Goal: Your job is to retype all of the data word for word, leaving every image out.

Recorded data:
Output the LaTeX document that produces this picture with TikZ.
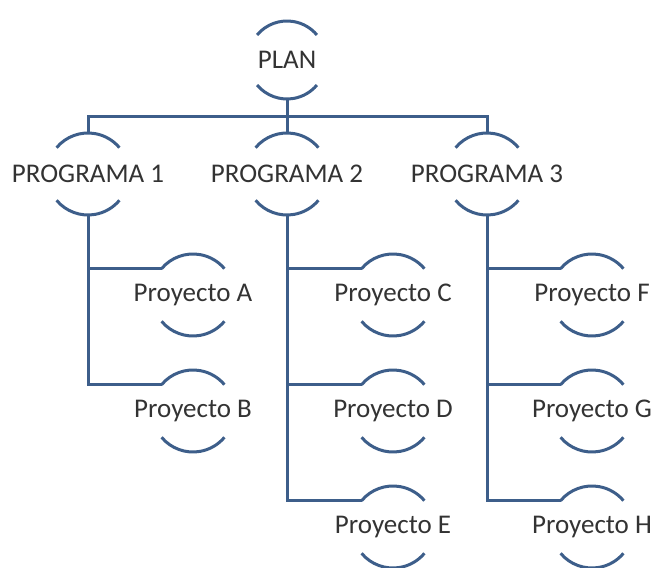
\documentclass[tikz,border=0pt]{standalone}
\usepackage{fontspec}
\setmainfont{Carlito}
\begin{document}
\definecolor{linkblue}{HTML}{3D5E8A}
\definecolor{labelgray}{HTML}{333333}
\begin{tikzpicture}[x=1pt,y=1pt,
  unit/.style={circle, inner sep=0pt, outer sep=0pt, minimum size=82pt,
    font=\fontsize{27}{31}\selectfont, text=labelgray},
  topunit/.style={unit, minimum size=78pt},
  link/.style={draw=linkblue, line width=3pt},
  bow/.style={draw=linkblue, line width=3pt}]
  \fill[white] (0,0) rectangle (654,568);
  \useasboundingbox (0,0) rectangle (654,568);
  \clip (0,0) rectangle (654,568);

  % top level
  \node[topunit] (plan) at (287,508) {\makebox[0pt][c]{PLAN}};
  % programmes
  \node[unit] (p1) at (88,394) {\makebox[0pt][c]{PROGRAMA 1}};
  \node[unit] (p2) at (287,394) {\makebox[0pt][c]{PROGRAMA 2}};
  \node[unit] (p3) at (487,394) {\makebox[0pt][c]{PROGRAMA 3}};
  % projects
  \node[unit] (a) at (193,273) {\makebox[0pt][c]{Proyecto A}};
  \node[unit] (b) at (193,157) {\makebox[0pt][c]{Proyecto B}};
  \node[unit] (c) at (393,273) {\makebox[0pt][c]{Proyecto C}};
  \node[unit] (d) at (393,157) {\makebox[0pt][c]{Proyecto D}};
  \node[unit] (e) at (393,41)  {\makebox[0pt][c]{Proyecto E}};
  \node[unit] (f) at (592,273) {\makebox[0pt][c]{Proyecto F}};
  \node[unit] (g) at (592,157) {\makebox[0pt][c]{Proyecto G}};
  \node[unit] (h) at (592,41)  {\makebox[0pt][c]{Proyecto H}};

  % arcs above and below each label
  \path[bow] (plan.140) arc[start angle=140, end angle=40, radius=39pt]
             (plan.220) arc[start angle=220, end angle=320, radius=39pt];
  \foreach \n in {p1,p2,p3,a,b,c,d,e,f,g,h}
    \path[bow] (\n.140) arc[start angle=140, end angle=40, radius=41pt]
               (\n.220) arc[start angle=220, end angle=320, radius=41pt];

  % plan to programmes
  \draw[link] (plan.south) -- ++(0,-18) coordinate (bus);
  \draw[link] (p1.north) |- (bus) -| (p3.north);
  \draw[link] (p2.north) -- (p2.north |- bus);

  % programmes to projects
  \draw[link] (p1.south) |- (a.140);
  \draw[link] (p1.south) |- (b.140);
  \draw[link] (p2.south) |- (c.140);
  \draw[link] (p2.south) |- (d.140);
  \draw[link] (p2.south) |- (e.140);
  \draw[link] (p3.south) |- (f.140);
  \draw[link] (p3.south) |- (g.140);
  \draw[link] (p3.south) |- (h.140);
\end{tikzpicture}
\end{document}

Full answer:
Output the LaTeX document that produces this picture with TikZ.
\documentclass[tikz,border=0pt]{standalone}
\usepackage{fontspec}
\setmainfont{Carlito}
\begin{document}
\definecolor{linkblue}{HTML}{3D5E8A}
\definecolor{labelgray}{HTML}{333333}
\begin{tikzpicture}[x=1pt,y=1pt,
  unit/.style={circle, inner sep=0pt, outer sep=0pt, minimum size=82pt,
    font=\fontsize{27}{31}\selectfont, text=labelgray},
  topunit/.style={unit, minimum size=78pt},
  link/.style={draw=linkblue, line width=3pt},
  bow/.style={draw=linkblue, line width=3pt}]
  \fill[white] (0,0) rectangle (654,568);
  \useasboundingbox (0,0) rectangle (654,568);
  \clip (0,0) rectangle (654,568);

  % top level
  \node[topunit] (plan) at (287,508) {\makebox[0pt][c]{PLAN}};
  % programmes
  \node[unit] (p1) at (88,394) {\makebox[0pt][c]{PROGRAMA 1}};
  \node[unit] (p2) at (287,394) {\makebox[0pt][c]{PROGRAMA 2}};
  \node[unit] (p3) at (487,394) {\makebox[0pt][c]{PROGRAMA 3}};
  % projects
  \node[unit] (a) at (193,273) {\makebox[0pt][c]{Proyecto A}};
  \node[unit] (b) at (193,157) {\makebox[0pt][c]{Proyecto B}};
  \node[unit] (c) at (393,273) {\makebox[0pt][c]{Proyecto C}};
  \node[unit] (d) at (393,157) {\makebox[0pt][c]{Proyecto D}};
  \node[unit] (e) at (393,41)  {\makebox[0pt][c]{Proyecto E}};
  \node[unit] (f) at (592,273) {\makebox[0pt][c]{Proyecto F}};
  \node[unit] (g) at (592,157) {\makebox[0pt][c]{Proyecto G}};
  \node[unit] (h) at (592,41)  {\makebox[0pt][c]{Proyecto H}};

  % arcs above and below each label
  \path[bow] (plan.140) arc[start angle=140, end angle=40, radius=39pt]
             (plan.220) arc[start angle=220, end angle=320, radius=39pt];
  \foreach \n in {p1,p2,p3,a,b,c,d,e,f,g,h}
    \path[bow] (\n.140) arc[start angle=140, end angle=40, radius=41pt]
               (\n.220) arc[start angle=220, end angle=320, radius=41pt];

  % plan to programmes
  \draw[link] (plan.south) -- ++(0,-18) coordinate (bus);
  \draw[link] (p1.north) |- (bus) -| (p3.north);
  \draw[link] (p2.north) -- (p2.north |- bus);

  % programmes to projects
  \draw[link] (p1.south) |- (a.140);
  \draw[link] (p1.south) |- (b.140);
  \draw[link] (p2.south) |- (c.140);
  \draw[link] (p2.south) |- (d.140);
  \draw[link] (p2.south) |- (e.140);
  \draw[link] (p3.south) |- (f.140);
  \draw[link] (p3.south) |- (g.140);
  \draw[link] (p3.south) |- (h.140);
\end{tikzpicture}
\end{document}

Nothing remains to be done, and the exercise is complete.